- **Requirements**:
Everything from the line containing "Output the Python" through the line containing "marker_line_width=0, width=0.8))" must be quoted exactly; everything else is left out.

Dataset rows
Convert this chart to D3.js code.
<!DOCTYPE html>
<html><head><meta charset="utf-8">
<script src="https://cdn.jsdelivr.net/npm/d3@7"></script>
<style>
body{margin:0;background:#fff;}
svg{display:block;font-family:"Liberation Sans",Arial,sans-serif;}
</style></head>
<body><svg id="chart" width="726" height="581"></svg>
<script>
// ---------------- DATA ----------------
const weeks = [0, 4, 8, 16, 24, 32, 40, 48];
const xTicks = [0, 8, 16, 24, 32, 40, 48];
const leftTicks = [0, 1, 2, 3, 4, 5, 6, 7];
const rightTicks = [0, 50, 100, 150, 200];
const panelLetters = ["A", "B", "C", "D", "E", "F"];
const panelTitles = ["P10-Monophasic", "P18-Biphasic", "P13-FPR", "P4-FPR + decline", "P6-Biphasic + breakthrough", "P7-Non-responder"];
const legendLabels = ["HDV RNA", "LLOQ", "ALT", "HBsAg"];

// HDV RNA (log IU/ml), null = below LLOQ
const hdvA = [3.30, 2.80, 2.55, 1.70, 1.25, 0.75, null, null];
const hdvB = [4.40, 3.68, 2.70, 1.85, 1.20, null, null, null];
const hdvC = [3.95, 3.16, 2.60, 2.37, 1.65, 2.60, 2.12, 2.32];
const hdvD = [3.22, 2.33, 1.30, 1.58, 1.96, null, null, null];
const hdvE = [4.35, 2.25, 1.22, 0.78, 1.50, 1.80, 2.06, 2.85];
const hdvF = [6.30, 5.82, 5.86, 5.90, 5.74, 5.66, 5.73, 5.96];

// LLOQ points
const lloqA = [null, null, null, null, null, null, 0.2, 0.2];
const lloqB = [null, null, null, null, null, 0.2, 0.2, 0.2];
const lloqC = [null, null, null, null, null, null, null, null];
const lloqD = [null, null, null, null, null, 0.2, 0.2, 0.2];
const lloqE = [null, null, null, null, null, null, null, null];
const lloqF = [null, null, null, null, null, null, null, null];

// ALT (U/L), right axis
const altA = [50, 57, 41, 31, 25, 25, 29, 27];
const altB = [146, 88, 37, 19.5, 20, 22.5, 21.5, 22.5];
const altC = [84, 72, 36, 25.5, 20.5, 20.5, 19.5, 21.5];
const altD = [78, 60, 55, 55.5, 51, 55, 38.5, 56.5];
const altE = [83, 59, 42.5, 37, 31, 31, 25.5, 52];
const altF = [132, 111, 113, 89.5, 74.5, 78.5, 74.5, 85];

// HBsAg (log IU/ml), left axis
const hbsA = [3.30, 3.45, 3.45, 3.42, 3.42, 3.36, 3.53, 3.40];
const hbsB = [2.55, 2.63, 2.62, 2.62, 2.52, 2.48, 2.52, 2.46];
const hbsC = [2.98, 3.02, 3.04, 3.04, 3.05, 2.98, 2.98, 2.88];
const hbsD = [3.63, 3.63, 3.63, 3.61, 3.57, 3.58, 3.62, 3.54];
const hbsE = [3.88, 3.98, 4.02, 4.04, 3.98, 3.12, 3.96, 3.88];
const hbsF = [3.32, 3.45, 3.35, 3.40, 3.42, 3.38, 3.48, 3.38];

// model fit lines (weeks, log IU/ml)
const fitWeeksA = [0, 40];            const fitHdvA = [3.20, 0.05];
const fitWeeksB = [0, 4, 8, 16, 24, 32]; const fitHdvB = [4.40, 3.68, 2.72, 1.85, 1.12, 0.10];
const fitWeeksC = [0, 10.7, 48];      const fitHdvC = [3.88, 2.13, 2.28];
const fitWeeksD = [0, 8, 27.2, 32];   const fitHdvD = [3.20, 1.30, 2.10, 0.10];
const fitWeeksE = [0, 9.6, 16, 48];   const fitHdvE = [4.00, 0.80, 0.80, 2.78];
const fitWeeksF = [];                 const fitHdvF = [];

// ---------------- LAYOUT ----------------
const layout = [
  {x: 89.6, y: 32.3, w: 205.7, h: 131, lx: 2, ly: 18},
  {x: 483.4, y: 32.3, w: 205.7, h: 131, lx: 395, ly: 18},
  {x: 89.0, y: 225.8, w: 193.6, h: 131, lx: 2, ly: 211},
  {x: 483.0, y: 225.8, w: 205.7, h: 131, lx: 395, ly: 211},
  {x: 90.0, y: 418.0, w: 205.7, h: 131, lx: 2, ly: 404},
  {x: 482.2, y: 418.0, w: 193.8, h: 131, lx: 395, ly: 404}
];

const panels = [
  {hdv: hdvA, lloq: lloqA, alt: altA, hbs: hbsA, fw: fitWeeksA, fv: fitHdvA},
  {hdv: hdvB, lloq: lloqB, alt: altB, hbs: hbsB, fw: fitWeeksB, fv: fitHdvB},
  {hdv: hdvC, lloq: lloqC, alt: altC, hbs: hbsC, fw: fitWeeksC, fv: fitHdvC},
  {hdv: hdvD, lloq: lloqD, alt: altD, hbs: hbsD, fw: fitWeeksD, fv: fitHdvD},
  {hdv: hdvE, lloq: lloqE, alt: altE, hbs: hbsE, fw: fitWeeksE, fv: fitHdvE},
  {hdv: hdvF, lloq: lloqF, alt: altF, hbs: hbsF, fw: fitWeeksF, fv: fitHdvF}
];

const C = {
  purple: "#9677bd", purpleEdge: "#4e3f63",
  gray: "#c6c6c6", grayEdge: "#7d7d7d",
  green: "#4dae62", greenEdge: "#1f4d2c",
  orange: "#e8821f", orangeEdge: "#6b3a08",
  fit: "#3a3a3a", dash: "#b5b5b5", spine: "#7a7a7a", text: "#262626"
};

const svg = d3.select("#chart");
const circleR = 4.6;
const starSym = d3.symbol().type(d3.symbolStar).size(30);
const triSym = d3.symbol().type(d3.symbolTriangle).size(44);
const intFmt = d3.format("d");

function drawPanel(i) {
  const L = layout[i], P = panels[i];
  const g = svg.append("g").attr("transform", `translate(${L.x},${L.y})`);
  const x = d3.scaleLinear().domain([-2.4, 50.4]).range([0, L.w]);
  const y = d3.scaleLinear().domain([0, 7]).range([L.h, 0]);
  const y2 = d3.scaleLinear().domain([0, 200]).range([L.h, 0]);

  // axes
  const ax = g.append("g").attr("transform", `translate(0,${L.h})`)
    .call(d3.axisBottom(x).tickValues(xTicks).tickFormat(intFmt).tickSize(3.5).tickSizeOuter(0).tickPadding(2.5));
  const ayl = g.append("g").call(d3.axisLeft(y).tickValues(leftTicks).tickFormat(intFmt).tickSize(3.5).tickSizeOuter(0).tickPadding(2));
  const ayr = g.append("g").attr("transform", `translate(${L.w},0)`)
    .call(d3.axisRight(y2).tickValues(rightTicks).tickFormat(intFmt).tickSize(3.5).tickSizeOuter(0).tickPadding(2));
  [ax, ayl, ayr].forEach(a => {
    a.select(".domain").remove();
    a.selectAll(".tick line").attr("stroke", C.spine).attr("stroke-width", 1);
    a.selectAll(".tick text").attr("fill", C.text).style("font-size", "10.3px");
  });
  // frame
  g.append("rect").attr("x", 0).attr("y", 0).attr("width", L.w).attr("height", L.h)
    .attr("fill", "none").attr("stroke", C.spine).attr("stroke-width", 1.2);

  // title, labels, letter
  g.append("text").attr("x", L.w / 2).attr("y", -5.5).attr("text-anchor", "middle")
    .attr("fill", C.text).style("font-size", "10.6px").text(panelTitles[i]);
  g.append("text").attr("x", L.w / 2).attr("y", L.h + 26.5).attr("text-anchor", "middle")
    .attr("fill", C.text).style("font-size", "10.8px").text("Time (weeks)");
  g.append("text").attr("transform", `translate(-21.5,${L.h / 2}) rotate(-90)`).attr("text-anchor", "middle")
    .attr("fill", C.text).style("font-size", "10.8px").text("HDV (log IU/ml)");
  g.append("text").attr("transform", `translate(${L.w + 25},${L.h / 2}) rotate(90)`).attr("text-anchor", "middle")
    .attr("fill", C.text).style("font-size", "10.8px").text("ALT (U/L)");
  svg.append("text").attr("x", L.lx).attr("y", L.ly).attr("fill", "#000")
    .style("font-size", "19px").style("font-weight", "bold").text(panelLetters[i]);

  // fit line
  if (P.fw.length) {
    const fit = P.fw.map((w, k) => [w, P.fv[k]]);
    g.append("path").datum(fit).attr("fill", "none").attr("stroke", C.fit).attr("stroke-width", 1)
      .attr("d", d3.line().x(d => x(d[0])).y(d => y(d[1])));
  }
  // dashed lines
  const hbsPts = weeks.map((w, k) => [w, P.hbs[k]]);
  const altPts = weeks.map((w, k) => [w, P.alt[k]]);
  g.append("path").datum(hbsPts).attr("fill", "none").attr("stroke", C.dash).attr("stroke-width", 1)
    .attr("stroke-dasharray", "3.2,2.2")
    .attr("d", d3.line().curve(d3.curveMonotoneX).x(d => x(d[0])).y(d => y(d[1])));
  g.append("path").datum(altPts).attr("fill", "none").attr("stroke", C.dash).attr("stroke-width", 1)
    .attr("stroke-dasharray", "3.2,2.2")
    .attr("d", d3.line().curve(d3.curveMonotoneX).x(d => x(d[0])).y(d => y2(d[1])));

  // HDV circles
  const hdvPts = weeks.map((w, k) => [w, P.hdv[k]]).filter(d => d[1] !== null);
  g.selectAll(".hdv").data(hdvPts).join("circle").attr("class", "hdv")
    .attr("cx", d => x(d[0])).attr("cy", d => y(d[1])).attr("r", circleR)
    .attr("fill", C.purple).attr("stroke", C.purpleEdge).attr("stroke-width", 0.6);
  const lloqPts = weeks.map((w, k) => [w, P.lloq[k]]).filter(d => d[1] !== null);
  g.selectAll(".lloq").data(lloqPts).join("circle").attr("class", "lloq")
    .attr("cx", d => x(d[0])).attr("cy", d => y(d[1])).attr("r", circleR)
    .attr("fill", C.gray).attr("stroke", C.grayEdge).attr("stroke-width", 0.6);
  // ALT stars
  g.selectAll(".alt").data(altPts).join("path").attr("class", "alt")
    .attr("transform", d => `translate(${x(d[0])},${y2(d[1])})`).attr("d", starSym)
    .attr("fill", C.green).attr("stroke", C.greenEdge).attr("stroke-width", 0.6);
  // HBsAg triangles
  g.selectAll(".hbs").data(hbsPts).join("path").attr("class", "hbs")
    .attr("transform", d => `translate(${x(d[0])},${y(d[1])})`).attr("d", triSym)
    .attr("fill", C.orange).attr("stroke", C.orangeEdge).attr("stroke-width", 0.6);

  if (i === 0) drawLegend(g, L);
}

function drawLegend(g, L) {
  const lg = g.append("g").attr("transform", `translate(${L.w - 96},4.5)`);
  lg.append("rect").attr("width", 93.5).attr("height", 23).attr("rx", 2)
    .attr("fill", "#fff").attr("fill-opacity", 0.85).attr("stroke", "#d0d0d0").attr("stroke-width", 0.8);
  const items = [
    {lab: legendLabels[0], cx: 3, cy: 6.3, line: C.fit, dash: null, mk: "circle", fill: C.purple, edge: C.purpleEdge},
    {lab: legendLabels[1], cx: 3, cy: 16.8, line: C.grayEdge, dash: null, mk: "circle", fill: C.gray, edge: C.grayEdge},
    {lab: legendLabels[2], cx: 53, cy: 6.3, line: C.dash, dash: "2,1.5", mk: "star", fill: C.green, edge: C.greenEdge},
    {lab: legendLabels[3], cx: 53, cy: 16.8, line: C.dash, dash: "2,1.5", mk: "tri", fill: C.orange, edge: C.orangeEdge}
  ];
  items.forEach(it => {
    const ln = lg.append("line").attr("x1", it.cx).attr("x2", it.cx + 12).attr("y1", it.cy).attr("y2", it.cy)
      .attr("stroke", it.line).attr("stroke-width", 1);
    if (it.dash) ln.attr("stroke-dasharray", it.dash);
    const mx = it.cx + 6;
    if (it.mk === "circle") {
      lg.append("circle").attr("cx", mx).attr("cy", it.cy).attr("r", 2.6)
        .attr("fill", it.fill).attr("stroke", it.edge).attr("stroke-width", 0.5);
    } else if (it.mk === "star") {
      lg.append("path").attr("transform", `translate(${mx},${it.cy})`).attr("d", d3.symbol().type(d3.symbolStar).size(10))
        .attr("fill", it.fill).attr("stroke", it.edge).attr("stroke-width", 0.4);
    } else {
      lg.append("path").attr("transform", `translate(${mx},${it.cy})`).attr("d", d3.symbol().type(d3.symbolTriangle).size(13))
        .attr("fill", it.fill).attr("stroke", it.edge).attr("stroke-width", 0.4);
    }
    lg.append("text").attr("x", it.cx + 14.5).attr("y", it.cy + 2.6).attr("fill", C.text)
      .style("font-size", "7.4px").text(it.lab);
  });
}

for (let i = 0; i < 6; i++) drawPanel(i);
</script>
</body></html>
---
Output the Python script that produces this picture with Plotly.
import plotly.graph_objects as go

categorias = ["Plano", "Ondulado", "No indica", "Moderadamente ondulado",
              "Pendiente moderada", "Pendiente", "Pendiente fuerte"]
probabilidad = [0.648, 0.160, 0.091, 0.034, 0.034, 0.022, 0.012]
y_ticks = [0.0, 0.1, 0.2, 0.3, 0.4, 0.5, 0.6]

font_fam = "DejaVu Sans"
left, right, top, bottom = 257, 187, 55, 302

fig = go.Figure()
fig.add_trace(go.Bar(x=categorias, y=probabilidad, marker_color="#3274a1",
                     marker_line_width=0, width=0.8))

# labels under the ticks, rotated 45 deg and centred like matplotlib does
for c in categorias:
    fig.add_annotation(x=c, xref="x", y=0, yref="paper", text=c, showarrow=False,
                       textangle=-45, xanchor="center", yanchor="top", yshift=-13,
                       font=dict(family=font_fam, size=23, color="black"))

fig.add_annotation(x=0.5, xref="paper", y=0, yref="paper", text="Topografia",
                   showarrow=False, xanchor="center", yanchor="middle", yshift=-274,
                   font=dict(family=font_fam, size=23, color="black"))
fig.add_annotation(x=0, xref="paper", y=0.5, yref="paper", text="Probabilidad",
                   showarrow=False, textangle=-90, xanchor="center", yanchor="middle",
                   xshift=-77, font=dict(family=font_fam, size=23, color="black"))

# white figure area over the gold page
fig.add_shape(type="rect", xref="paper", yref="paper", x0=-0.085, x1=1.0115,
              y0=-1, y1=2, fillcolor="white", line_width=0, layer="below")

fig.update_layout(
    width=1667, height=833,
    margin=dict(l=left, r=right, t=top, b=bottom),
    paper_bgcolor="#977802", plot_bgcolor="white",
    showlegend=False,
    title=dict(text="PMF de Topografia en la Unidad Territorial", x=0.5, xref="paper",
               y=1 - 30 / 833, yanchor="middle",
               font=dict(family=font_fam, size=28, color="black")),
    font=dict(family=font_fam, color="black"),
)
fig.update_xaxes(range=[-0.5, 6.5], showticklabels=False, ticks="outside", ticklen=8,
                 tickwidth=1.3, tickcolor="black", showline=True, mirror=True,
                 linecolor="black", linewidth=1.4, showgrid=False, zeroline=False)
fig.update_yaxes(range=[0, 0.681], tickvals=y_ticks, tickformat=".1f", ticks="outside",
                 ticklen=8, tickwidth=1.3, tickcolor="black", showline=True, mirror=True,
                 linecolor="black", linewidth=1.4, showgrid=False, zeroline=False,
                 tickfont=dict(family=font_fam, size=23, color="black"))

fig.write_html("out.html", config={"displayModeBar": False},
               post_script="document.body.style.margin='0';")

- **Solution below**:
Output the Python script that produces this picture with Plotly.
import plotly.graph_objects as go

categorias = ["Plano", "Ondulado", "No indica", "Moderadamente ondulado",
              "Pendiente moderada", "Pendiente", "Pendiente fuerte"]
probabilidad = [0.648, 0.160, 0.091, 0.034, 0.034, 0.022, 0.012]
y_ticks = [0.0, 0.1, 0.2, 0.3, 0.4, 0.5, 0.6]

font_fam = "DejaVu Sans"
left, right, top, bottom = 257, 187, 55, 302

fig = go.Figure()
fig.add_trace(go.Bar(x=categorias, y=probabilidad, marker_color="#3274a1",
                     marker_line_width=0, width=0.8))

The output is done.